I don't see how the location of the proportioning valve is all that big of a deal. Plus, my car is pretty low, so if I were to put the proportioning valve in the back the way it is stock, it would think my car was under load all the time and give it the wrong amount of pressure anyways. So, mounting it in the front, I would be able to adjust it on the fly as I want, right?

Thoughts?


----------



## VWn00b (Mar 4, 2005)

SooprmanX said:


> I am converting my car from ABS to non-ABS right now. So, I am going to need to put a proportioning valve for the back wheels of the car. However, I don't want to go through the hassle of re-running the lines to the back and then getting the bracket off the non-ABS car and all that jazz. Couldn't I, in theory, cut the rear brake lines up front, reflare them, bolt them into the proportioning valve in the engine bay, then run it to the master cylinder?
> 
> I don't see how the location of the proportioning valve is all that big of a deal. Plus, my car is pretty low, so if I were to put the proportioning valve in the back the way it is stock, it would think my car was under load all the time and give it the wrong amount of pressure anyways. So, mounting it in the front, I would be able to adjust it on the fly as I want, right?
> 
> Thoughts?


The factory prop valve is located on the rear beam for a reason.

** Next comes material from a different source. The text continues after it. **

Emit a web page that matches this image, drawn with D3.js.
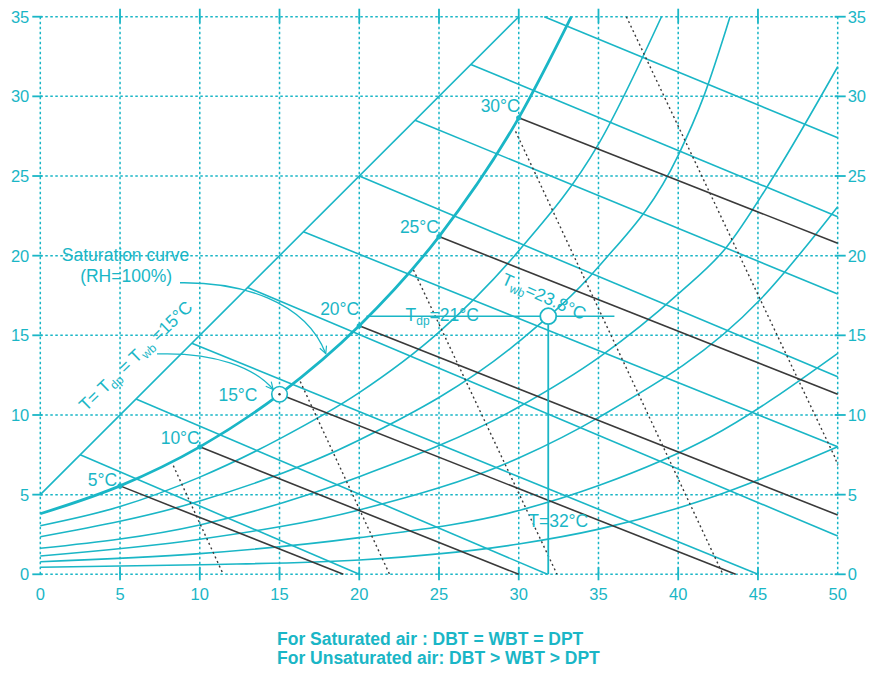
<!DOCTYPE html>
<html><head><meta charset="utf-8">
<script src="https://cdn.jsdelivr.net/npm/d3@7"></script>
<style>body{margin:0;background:#fff}</style>
</head><body>
<svg id="chart" width="880" height="675"></svg>
<script>
// ---------------- data ----------------
const xTicks = [0,5,10,15,20,25,30,35,40,45,50];
const yTicks = [0,5,10,15,20,25,30,35];
const saturation = [[0,3.8],[5,5.55],[10,8.0],[15,11.3],[20,15.6],[25,21.2],[30,28.65],[33.3,35]];
const rh80 = [[0,3.05],[5,4.25],[10,6.1],[15,8.5],[20,11.4],[25,15.2],[30,20.3],[35,27.0],[38.95,35]];
const rh60 = [[0,2.36],[10,4.6],[20,8.43],[30,14.6],[35,19.3],[40,26.3],[41.6,30],[43.25,35]];
const rh40 = [[0,1.63],[10,3.1],[20,6.13],[30,10.5],[35.1,13.66],[40,17.6],[43,20.5],[46,25],[50,31.86]];
const rh30 = [[0,1.15],[10,2.2],[20,4.04],[30,7.3],[35.1,9.9],[45.1,17.2],[50,23.07]];
const rh20 = [[0,0.79],[10,1.3],[20,2.3],[30,4.0],[35.1,5.6],[42,8.6],[50,13.87]];
const rh10 = [[0,0.44],[10,0.6],[20,0.9],[30,1.9],[35.1,2.85],[42,4.8],[50,8.0]];
const rhCurves = [rh80, rh60, rh40, rh30, rh20, rh10];
const diagonalLine = [[0,5],[30,35]];
const wetBulbLines = [
  [[2.5,7.5],[20,0]], [[6,11],[31.8,0]], [[9.5,14.5],[45,0]], [[13,18],[50,2.4]],
  [[16.5,21.5],[50,8.0]], [[20,25],[50,12.4]], [[23.5,28.5],[50,17.6]],
  [[27,32],[50,22.45]], [[31.6,35],[50,27.4]]
];
const satWetBulbLines = [
  [[5,5.55],[19,0]], [[10,8.0],[30,0]], [[15,11.3],[43.6,0]],
  [[20,15.6],[50,3.72]], [[25,21.2],[50,11.3]], [[30,28.65],[50,20.78]]
];
const dottedLines = [
  [[8.34,6.82],[11.47,0]], [[16.3,12.1],[21.9,0]], [[23.4,19.1],[32.4,0]],
  [[29.8,27.8],[42.8,0]], [[36.75,35],[49.8,7.4],[50,6.85]]
];
const satLabelTemps = [5,10,15,20,25,30];
const satLabelPoints = [[5,5.55],[10,8.0],[15,11.3],[20,15.6],[25,21.2],[30,28.65]];
const dewPointLine = [[20.45,16.2],[36,16.2]];
const statePoint = [31.85,16.2];
const dryBulbLine = [[31.85,16.2],[31.85,0]];
const notes = ["For Saturated air : DBT = WBT = DPT", "For Unsaturated air: DBT > WBT > DPT"];

// ---------------- drawing ----------------
const TEAL = "#1ab6c6", DARK = "#3a3a3a";
const FONT = "Liberation Sans, Arial, Helvetica, sans-serif";
const svg = d3.select("#chart").style("font-family", FONT);
const x = d3.scaleLinear().domain([0,50]).range([40.3,837.7]);
const y = d3.scaleLinear().domain([0,35]).range([574.3,16.7]);
const line = d3.line().x(d=>x(d[0])).y(d=>y(d[1]));
const curve = d3.line().x(d=>x(d[0])).y(d=>y(d[1])).curve(d3.curveMonotoneX);

const defs = svg.append("defs");
defs.append("marker").attr("id","arr").attr("viewBox","0 0 10 10").attr("refX",9).attr("refY",5)
  .attr("markerWidth",9).attr("markerHeight",9).attr("markerUnits","userSpaceOnUse").attr("orient","auto")
  .append("path").attr("d","M1,1 L9,5 L1,9").attr("fill","none").attr("stroke",TEAL).attr("stroke-width",1.3);

// grid
const g = svg.append("g");
g.selectAll(".vg").data(xTicks).join("line")
  .attr("x1",d=>x(d)).attr("x2",d=>x(d)).attr("y1",y(35)).attr("y2",y(0))
  .attr("stroke",TEAL).attr("stroke-width",1.5).attr("stroke-dasharray","2.5,2.5");
g.selectAll(".hg").data(yTicks).join("line")
  .attr("y1",d=>y(d)).attr("y2",d=>y(d)).attr("x1",x(0)).attr("x2",x(50))
  .attr("stroke",TEAL).attr("stroke-width",1.5).attr("stroke-dasharray","2.5,2.5");

// axes (ticks + labels)
const inner = xTicks.filter(d=>d>0 && d<50);
const ax = svg.append("g").attr("stroke",TEAL).attr("stroke-width",1.8);
ax.selectAll(".tt").data(inner).join("line").attr("x1",d=>x(d)).attr("x2",d=>x(d)).attr("y1",y(35)-8).attr("y2",y(35)+6);
ax.selectAll(".tb").data(inner).join("line").attr("x1",d=>x(d)).attr("x2",d=>x(d)).attr("y1",y(0)-7).attr("y2",y(0)+6);
ax.selectAll(".tl").data(yTicks).join("line").attr("y1",d=>y(d)).attr("y2",d=>y(d)).attr("x1",x(0)-8).attr("x2",x(0)+2);
ax.selectAll(".tr").data(yTicks).join("line").attr("y1",d=>y(d)).attr("y2",d=>y(d)).attr("x1",x(50)-3).attr("x2",x(50)+8);

const lab = svg.append("g").attr("fill",TEAL).attr("font-size",16.5);
lab.selectAll(".xl").data(xTicks).join("text").attr("x",d=>x(d)).attr("y",y(0)+26).attr("text-anchor","middle").text(d=>d);
lab.selectAll(".yl").data(yTicks).join("text").attr("x",x(0)-11).attr("y",d=>y(d)+6).attr("text-anchor","end").text(d=>d);
lab.selectAll(".yr").data(yTicks).join("text").attr("x",x(50)+10).attr("y",d=>y(d)+6).attr("text-anchor","start").text(d=>d);

// RH curves and process lines
const plot = svg.append("g").attr("fill","none");
plot.selectAll(".rh").data(rhCurves).join("path").attr("d",curve).attr("stroke",TEAL).attr("stroke-width",1.6);
plot.append("path").datum(saturation).attr("d",curve).attr("stroke",TEAL).attr("stroke-width",2.8);
plot.append("path").datum(diagonalLine).attr("d",line).attr("stroke",TEAL).attr("stroke-width",1.6);
plot.selectAll(".wb").data(wetBulbLines).join("path").attr("d",line).attr("stroke",TEAL).attr("stroke-width",1.6);
plot.selectAll(".dl").data(dottedLines).join("path").attr("d",line).attr("stroke",DARK).attr("stroke-width",1.4).attr("stroke-dasharray","2,3");
plot.selectAll(".bw").data(satWetBulbLines).join("path").attr("d",line).attr("stroke",DARK).attr("stroke-width",1.6);
plot.append("path").datum(dewPointLine).attr("d",line).attr("stroke",TEAL).attr("stroke-width",1.6);
plot.append("path").datum(dryBulbLine).attr("d",line).attr("stroke",TEAL).attr("stroke-width",1.8);

// saturation point dots
svg.selectAll(".sd").data(satLabelPoints.filter((d,i)=>satLabelTemps[i]!==15)).join("circle")
  .attr("cx",d=>x(d[0])).attr("cy",d=>y(d[1])).attr("r",2.6).attr("fill",TEAL);

// labels at saturation points
const satOff = {5:[-3,0],10:[0,-3],15:[-22,7],20:[0,-11],25:[0,-4],30:[1,-6]};
const ann = svg.append("g").attr("fill",TEAL).attr("font-size",17.5);
ann.selectAll(".sl").data(satLabelPoints).join("text")
  .attr("x",(d,i)=>x(d[0])+satOff[satLabelTemps[i]][0])
  .attr("y",(d,i)=>y(d[1])+satOff[satLabelTemps[i]][1])
  .attr("text-anchor","end").text((d,i)=>satLabelTemps[i]+"°C");

// Tdp label
const tdp = ann.append("text").attr("x",x(22.9)).attr("y",y(dewPointLine[0][1])+5);
tdp.append("tspan").text("T");
tdp.append("tspan").attr("font-size",12).attr("dy",4).text("dp");
tdp.append("tspan").attr("dy",-4).text("=21°C");

// Twb label (rotated along wet-bulb lines)
const twb = ann.append("text").attr("transform",`translate(${x(28.85)},${y(18.25)}) rotate(24)`);
twb.append("tspan").text("T");
twb.append("tspan").attr("font-size",12).attr("dy",4).text("wb");
twb.append("tspan").attr("dy",-4).text("=23.8°C");

// T=32 label
ann.append("text").attr("x",x(statePoint[0])-20).attr("y",y(3.0)).text("T=32°C");

// diagonal label
const dg = ann.append("text").attr("transform",`translate(${x(2.87)},${y(10.18)}) rotate(-44)`);
dg.append("tspan").text("T= T");
dg.append("tspan").attr("font-size",12).attr("dy",4).text("dp");
dg.append("tspan").attr("dy",-4).text(" = T");
dg.append("tspan").attr("font-size",12).attr("dy",4).text("wb");
dg.append("tspan").attr("dy",-4).text(" =15°C");

// saturation curve label
ann.append("text").attr("x",x(1.35)).attr("y",y(19.65)).text("Saturation curve");
ann.append("text").attr("x",x(2.5)).attr("y",y(18.37)).text("(RH=100%)");

// arrows
const arrowPath = p => `M${x(p[0][0])},${y(p[0][1])} C${x(p[1][0])},${y(p[1][1])} ${x(p[2][0])},${y(p[2][1])} ${x(p[3][0])},${y(p[3][1])}`;
const arrows = [
  [[8.76,18.3],[12.5,18.35],[16.6,17.2],[17.9,13.85]],
  [[7.32,13.83],[10.95,13.96],[13.46,12.95],[14.6,11.6]]
];
svg.append("g").selectAll("path").data(arrows).join("path").attr("d",arrowPath)
  .attr("fill","none").attr("stroke",TEAL).attr("stroke-width",1.3).attr("marker-end","url(#arr)");

// circles
svg.append("circle").attr("cx",x(15)).attr("cy",y(11.3)).attr("r",7.8).attr("fill","#fff").attr("stroke",TEAL).attr("stroke-width",1.6);
svg.append("circle").attr("cx",x(15)).attr("cy",y(11.3)).attr("r",1.2).attr("fill",DARK);
svg.append("circle").attr("cx",x(statePoint[0])).attr("cy",y(statePoint[1])).attr("r",8).attr("fill","#fff").attr("stroke",TEAL).attr("stroke-width",1.8);

// notes
svg.append("g").attr("fill",TEAL).attr("font-size",17.5).attr("font-weight","bold")
  .selectAll("text").data(notes).join("text").attr("x",277).attr("y",(d,i)=>645+i*19).text(d=>d);
</script>
</body></html>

I'm pretty low in the rear as well, and still have the factory valve. I've never once locked up my rears, nor have I seen any noticeable difference in pad life.

More weight = more brake

If you don't want to run lines, you'll need something like this:


----------



## germancarnut51 (Mar 23, 2008)

The stock proportioning valve is load dependent.

It's mounted the rear beam, and a spring loaded arm responds to to changes in the rear ride height (due to loading on the rear of the car). You could mount a proportioning valve anywhere you want, but without mounting the valve where the factory did, and connecting an arm to the rear beam, it is not going to working the same way as the factory valve.


----------